## BEGIN Collected data

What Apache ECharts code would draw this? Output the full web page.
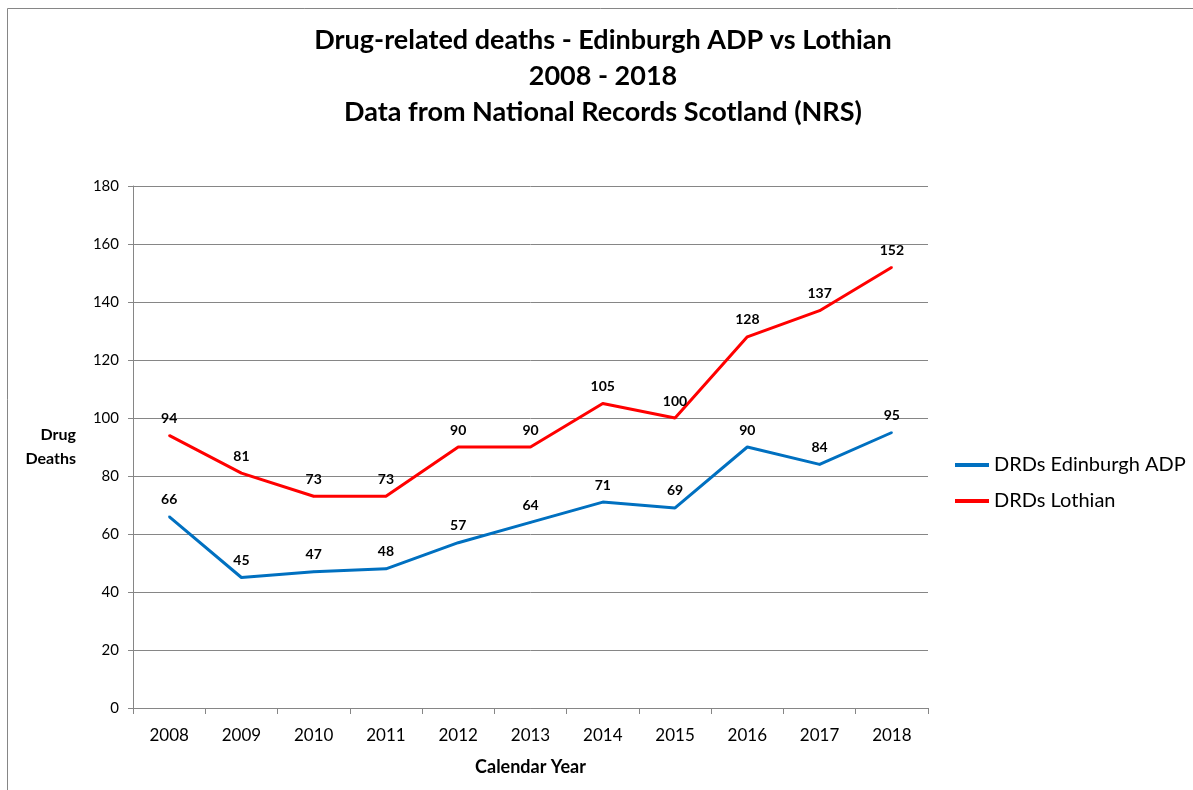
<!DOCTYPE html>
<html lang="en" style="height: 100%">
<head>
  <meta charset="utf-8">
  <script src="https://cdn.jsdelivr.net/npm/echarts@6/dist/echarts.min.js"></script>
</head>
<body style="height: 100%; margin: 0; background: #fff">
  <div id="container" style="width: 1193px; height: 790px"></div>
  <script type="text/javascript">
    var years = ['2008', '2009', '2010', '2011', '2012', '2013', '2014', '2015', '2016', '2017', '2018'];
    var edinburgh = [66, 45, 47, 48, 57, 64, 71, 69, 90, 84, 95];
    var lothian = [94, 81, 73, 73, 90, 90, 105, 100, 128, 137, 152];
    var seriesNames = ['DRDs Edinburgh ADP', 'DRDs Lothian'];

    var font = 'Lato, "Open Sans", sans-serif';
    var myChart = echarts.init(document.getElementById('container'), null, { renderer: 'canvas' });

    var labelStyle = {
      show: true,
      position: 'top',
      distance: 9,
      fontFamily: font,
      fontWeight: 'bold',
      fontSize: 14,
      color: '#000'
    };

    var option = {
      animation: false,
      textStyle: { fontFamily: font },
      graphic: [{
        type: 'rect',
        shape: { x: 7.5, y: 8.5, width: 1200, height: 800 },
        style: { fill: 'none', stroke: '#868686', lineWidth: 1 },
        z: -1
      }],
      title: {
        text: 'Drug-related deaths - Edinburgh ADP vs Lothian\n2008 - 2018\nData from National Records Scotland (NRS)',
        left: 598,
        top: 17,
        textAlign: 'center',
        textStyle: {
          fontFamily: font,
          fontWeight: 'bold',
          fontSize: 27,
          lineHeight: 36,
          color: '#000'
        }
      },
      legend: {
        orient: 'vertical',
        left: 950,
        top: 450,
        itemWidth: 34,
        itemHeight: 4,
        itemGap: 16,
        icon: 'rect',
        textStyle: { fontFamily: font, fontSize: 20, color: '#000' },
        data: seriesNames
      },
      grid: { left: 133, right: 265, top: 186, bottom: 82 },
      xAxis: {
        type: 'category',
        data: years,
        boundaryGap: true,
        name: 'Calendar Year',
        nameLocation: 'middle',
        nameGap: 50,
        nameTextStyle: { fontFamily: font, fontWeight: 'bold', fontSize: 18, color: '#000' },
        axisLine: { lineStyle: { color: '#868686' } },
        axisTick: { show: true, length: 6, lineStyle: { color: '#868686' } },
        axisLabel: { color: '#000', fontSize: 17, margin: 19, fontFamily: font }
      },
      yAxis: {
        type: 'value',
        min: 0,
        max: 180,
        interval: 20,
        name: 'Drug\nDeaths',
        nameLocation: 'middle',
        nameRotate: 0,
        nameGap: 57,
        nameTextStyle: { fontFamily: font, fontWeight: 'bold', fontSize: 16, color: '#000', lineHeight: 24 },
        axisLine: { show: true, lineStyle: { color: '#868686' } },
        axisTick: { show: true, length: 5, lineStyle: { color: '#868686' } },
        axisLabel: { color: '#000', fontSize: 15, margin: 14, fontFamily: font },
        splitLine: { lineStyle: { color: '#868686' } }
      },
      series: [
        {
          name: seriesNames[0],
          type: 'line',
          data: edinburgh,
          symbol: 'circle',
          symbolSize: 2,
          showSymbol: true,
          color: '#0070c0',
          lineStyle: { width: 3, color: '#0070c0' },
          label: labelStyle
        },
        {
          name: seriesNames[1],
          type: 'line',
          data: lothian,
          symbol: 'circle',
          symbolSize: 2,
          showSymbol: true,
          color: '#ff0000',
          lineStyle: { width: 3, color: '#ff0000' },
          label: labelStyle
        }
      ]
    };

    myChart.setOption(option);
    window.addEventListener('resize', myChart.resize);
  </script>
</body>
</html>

## END Collected data

→ **What is needed**:
Transcribe the whole listing exactly. Pictures stay out of your copy.

→ **Task response**:
What Apache ECharts code would draw this? Output the full web page.
<!DOCTYPE html>
<html lang="en" style="height: 100%">
<head>
  <meta charset="utf-8">
  <script src="https://cdn.jsdelivr.net/npm/echarts@6/dist/echarts.min.js"></script>
</head>
<body style="height: 100%; margin: 0; background: #fff">
  <div id="container" style="width: 1193px; height: 790px"></div>
  <script type="text/javascript">
    var years = ['2008', '2009', '2010', '2011', '2012', '2013', '2014', '2015', '2016', '2017', '2018'];
    var edinburgh = [66, 45, 47, 48, 57, 64, 71, 69, 90, 84, 95];
    var lothian = [94, 81, 73, 73, 90, 90, 105, 100, 128, 137, 152];
    var seriesNames = ['DRDs Edinburgh ADP', 'DRDs Lothian'];

    var font = 'Lato, "Open Sans", sans-serif';
    var myChart = echarts.init(document.getElementById('container'), null, { renderer: 'canvas' });

    var labelStyle = {
      show: true,
      position: 'top',
      distance: 9,
      fontFamily: font,
      fontWeight: 'bold',
      fontSize: 14,
      color: '#000'
    };

    var option = {
      animation: false,
      textStyle: { fontFamily: font },
      graphic: [{
        type: 'rect',
        shape: { x: 7.5, y: 8.5, width: 1200, height: 800 },
        style: { fill: 'none', stroke: '#868686', lineWidth: 1 },
        z: -1
      }],
      title: {
        text: 'Drug-related deaths - Edinburgh ADP vs Lothian\n2008 - 2018\nData from National Records Scotland (NRS)',
        left: 598,
        top: 17,
        textAlign: 'center',
        textStyle: {
          fontFamily: font,
          fontWeight: 'bold',
          fontSize: 27,
          lineHeight: 36,
          color: '#000'
        }
      },
      legend: {
        orient: 'vertical',
        left: 950,
        top: 450,
        itemWidth: 34,
        itemHeight: 4,
        itemGap: 16,
        icon: 'rect',
        textStyle: { fontFamily: font, fontSize: 20, color: '#000' },
        data: seriesNames
      },
      grid: { left: 133, right: 265, top: 186, bottom: 82 },
      xAxis: {
        type: 'category',
        data: years,
        boundaryGap: true,
        name: 'Calendar Year',
        nameLocation: 'middle',
        nameGap: 50,
        nameTextStyle: { fontFamily: font, fontWeight: 'bold', fontSize: 18, color: '#000' },
        axisLine: { lineStyle: { color: '#868686' } },
        axisTick: { show: true, length: 6, lineStyle: { color: '#868686' } },
        axisLabel: { color: '#000', fontSize: 17, margin: 19, fontFamily: font }
      },
      yAxis: {
        type: 'value',
        min: 0,
        max: 180,
        interval: 20,
        name: 'Drug\nDeaths',
        nameLocation: 'middle',
        nameRotate: 0,
        nameGap: 57,
        nameTextStyle: { fontFamily: font, fontWeight: 'bold', fontSize: 16, color: '#000', lineHeight: 24 },
        axisLine: { show: true, lineStyle: { color: '#868686' } },
        axisTick: { show: true, length: 5, lineStyle: { color: '#868686' } },
        axisLabel: { color: '#000', fontSize: 15, margin: 14, fontFamily: font },
        splitLine: { lineStyle: { color: '#868686' } }
      },
      series: [
        {
          name: seriesNames[0],
          type: 'line',
          data: edinburgh,
          symbol: 'circle',
          symbolSize: 2,
          showSymbol: true,
          color: '#0070c0',
          lineStyle: { width: 3, color: '#0070c0' },
          label: labelStyle
        },
        {
          name: seriesNames[1],
          type: 'line',
          data: lothian,
          symbol: 'circle',
          symbolSize: 2,
          showSymbol: true,
          color: '#ff0000',
          lineStyle: { width: 3, color: '#ff0000' },
          label: labelStyle
        }
      ]
    };

    myChart.setOption(option);
    window.addEventListener('resize', myChart.resize);
  </script>
</body>
</html>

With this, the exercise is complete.